European equities are set to open down, with the tape's value end, such as energy to lag early. All eyes are on Brexit developments, which seemed to affect volumes yesterday, which were relatively subdued. In the short term, I would exercise a little caution, with several equity market metrics flashing red such as:
- elevated retail sentiment
- put-call ratio (now at 20-year lows)
- RSIs (near 70 on both S&P 500 and Stoxx 600) all looking stretched.
If the Brexit deal pancakes, these red lights could trigger a rapid succession of sell buttons getting hammered
On the flipside, with the vaccine's help, there is a good reason why these internal are flashing red as investors continue to look on the sunny side of the eventual vaccine rollout. But before we can make new gains, there is the usual sentiment tug of war between medium-term optimism and near term COVID despair.
I do not know how many times we have been down this road before. Still, all roads have led to stock market prosperity eventually as the post-pandemic market rally has moved seamlessly from policy-driven to vaccine-driven Nirvana and should continue so as more investors get knocked off the fence for fear of missing out on glorious post reopening earnings returns that sit at the other end of the vaccine rainbow.
UK PM Johnson and European Commission President von der Leyen will meet in Brussels later in the week.
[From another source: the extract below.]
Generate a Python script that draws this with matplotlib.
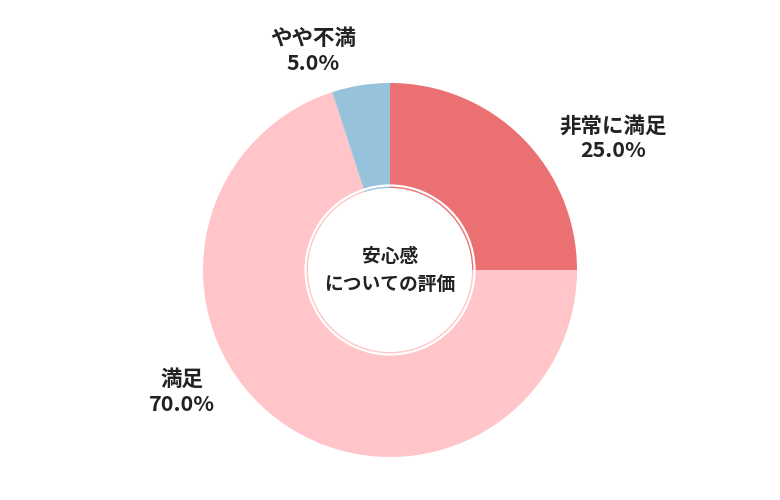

Number 10 says it's unlikely to be today, and there's an EU summit on Thursday which the UK doesn't want to crash. So likely Wednesday or Friday.
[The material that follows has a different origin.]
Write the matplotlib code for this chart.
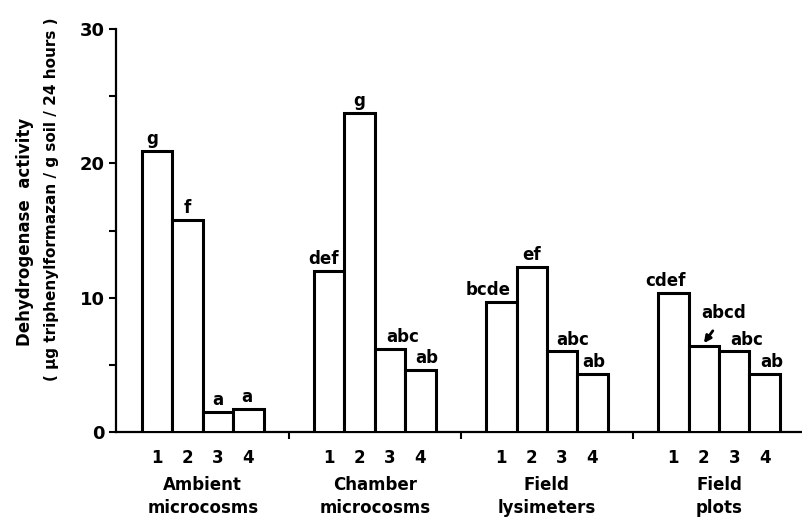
import numpy as np
import matplotlib
matplotlib.use("Agg")
import matplotlib.pyplot as plt

# Dehydrogenase activity per treatment (1-4) for each test system
GROUPS = ["Ambient\nmicrocosms", "Chamber\nmicrocosms", "Field\nlysimeters", "Field\nplots"]
TREATMENTS = ["1", "2", "3", "4"]
AMBIENT = [20.9, 15.8, 1.5, 1.7]
CHAMBER = [12.0, 23.75, 6.2, 4.6]
LYSIMETERS = [9.7, 12.3, 6.0, 4.3]
PLOTS = [10.35, 6.4, 6.0, 4.3]
LETTERS = [
    ["g", "f", "a", "a"],
    ["def", "g", "abc", "ab"],
    ["bcde", "ef", "abc", "ab"],
    ["cdef", "abcd", "abc", "ab"],
]
# horizontal nudges of the significance letters (bar widths)
NUDGE = [
    [-0.15, 0.0, 0.0, -0.05],
    [-0.2, 0.0, 0.4, 0.2],
    [-0.45, 0.0, 0.35, 0.05],
    [-0.25, 0.65, 0.4, 0.25],
]

GROUP_STEP = 5.66
FONT = "DejaVu Sans"

values = [AMBIENT, CHAMBER, LYSIMETERS, PLOTS]

fig = plt.figure(figsize=(8.02, 5.24), dpi=100)
ax = fig.add_axes([0.1446, 0.1756, 0.8554, 0.769])

for g, vals in enumerate(values):
    x = g * GROUP_STEP + np.arange(len(vals))
    ax.bar(x, vals, width=1.0, color="white", edgecolor="black",
           linewidth=2.2, zorder=3)
    for i, (xi, v) in enumerate(zip(x, vals)):
        lab = LETTERS[g][i]
        if lab == "abcd":
            # letter set sits above, arrow points down onto the bar
            ax.annotate("", xy=(xi - 0.05, v + 0.05), xytext=(xi + 0.35, v + 1.3),
                        arrowprops=dict(arrowstyle="-|>", color="black", lw=2.0,
                                        mutation_scale=10), zorder=4)
            ax.text(xi + NUDGE[g][i], v + 1.8, lab, ha="center", va="bottom",
                    fontsize=12, fontweight="bold", family=FONT)
        else:
            ax.annotate(lab, xy=(xi + NUDGE[g][i], v), xytext=(0, 2),
                        textcoords="offset points", ha="center", va="bottom",
                        fontsize=12, fontweight="bold", family=FONT)
    # group name under the treatment numbers
    ax.annotate(GROUPS[g], xy=(x.mean(), 0), xycoords=("data", "axes fraction"),
                xytext=(0, -32), textcoords="offset points", ha="center", va="top",
                fontsize=12, fontweight="bold", family=FONT, linespacing=1.3)

centers = np.concatenate([g * GROUP_STEP + np.arange(4) for g in range(4)])
ax.set_xticks(centers)
ax.set_xticklabels(TREATMENTS * 4, fontsize=12, fontweight="bold", family=FONT)
ax.tick_params(axis="x", length=0, pad=12)

# small separator marks between the groups
seps = [g * GROUP_STEP + 4.33 for g in range(3)]
ax.set_xticks(seps, minor=True)
ax.tick_params(axis="x", which="minor", length=5, width=1.5, direction="out")

ax.set_ylim(0, 30)
ax.set_yticks([0, 10, 20, 30])
ax.set_yticks([5, 15, 25], minor=True)
ax.set_yticklabels(["0", "10", "20", "30"], fontsize=13, fontweight="bold", family=FONT)
ax.tick_params(axis="y", which="both", length=5, width=1.5, direction="out", pad=3)

ax.set_xlim(-1.355, 21.21)
for s in ["top", "right"]:
    ax.spines[s].set_visible(False)
ax.spines["left"].set_linewidth(1.6)
ax.spines["bottom"].set_linewidth(1.6)

fig.text(0.031, 0.557, "Dehydrogenase  activity", rotation=90, ha="center", va="center",
         fontsize=12, fontweight="bold", family=FONT)
fig.text(0.064, 0.62, "( \u00b5g triphenylformazan / g soil / 24 hours )", rotation=90,
         ha="center", va="center", fontsize=11, fontweight="bold", family=FONT)

fig.savefig("out.png", dpi=100)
Today, the deadline for Hungary and Poland is reportedly to offer a clear signal that they'll lift their veto over the European Union's budget or risk losing billions of euros in aid, officials have warned. A senior diplomat in Brussels said that in the absence of a breakthrough, the EU would turn to 'Plan B': launching the economic recovery fund while excluding the two holdouts. Any EU member discord should help the short EUR/USD view.